I’ve gone so far as to attempt to schedule time for political activity, to squeeze it into a couple open slots in my week.
But I was soon reminded that the outside world doesn’t run on a schedule. Things happen–fast. And like a good journalist, anyone hoping to influence events has to be ready and able, much of the time, to simply drop whatever else she is doing, and act.
It’s messy–the whole thing. And maybe that’s why some eschew involvement; they can’t handle its messy uncertainty.
Try as one might, one can’t mold and shape the damn thing–the what the hell happened, what should we do now, how can I make a difference–into a tidy answer.
Not unless one decides to embrace a formulaic interpretation of history along the lines of radical socialism or Marxism (remember Marxism?) or even evangelical Christianity. To embrace something, anything–please Lord!–that tells us how we got here and how to fix it.
But I–and most likely, you–am not going to go in those directions.
I’m choosing to stay put, to keep trying to act, as best I can, for the common good. Each and every day.
To allow my understanding to evolve and change. To tolerate my efforts swinging from the minute to the dramatic, the private to the public, the timid to the ballsy, and the secure to the risky.
No rules. Other than the oldest in the book (any book): do no harm. To self or other.
To follow, in other words, my heart. And to trust that with application and effort the muddy will grow clear, the why will be answered, and the how will become apparent.
And, meanwhile, to return to the well of writing for nourishment and replenishing.
Whatever the nature of one’s writing–whether investigative journalism, literary fiction, essay, or erotica–the very act of writing is rejuvenating and energizing. We write to discover what we feel and think, and to make others think and feel. The act of writing, for a writer, calms like nothing else. Those who need to write cannot not write.

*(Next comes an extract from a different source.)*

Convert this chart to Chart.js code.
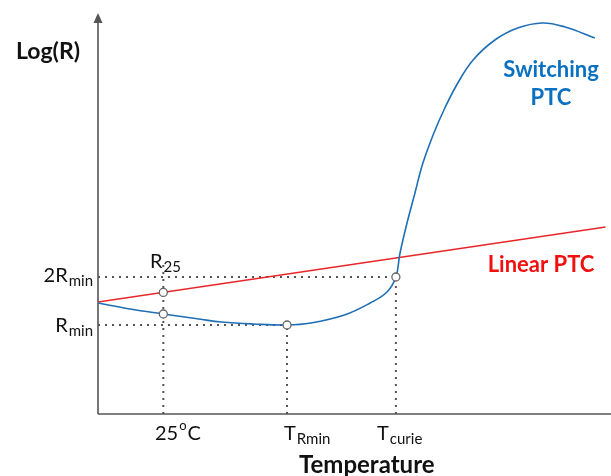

Work doesn’t trump writing; it can only shove it into odd hours and stolen minutes. Personal issues will not suppress it; with time, they only enrich it.
And while politics might thrust writing into a corner like a naughty child waiting to be released, we, when released to our writing, find it matured and sobered. And we feel fresh gratitude that we are able to enjoy the gift of creating art.
Somehow our days will stretch to accommodate it all.
They will have to: a writer who is not writing is of little use to anyone or anything, most particularly to herself. No good at saving the world, and even less good at saving herself.
And because good writing cannot flourish in a state that does not safeguard freedom of thought and expression, guarantee civil liberties for all, and ensure full and equal opportunity for everyone.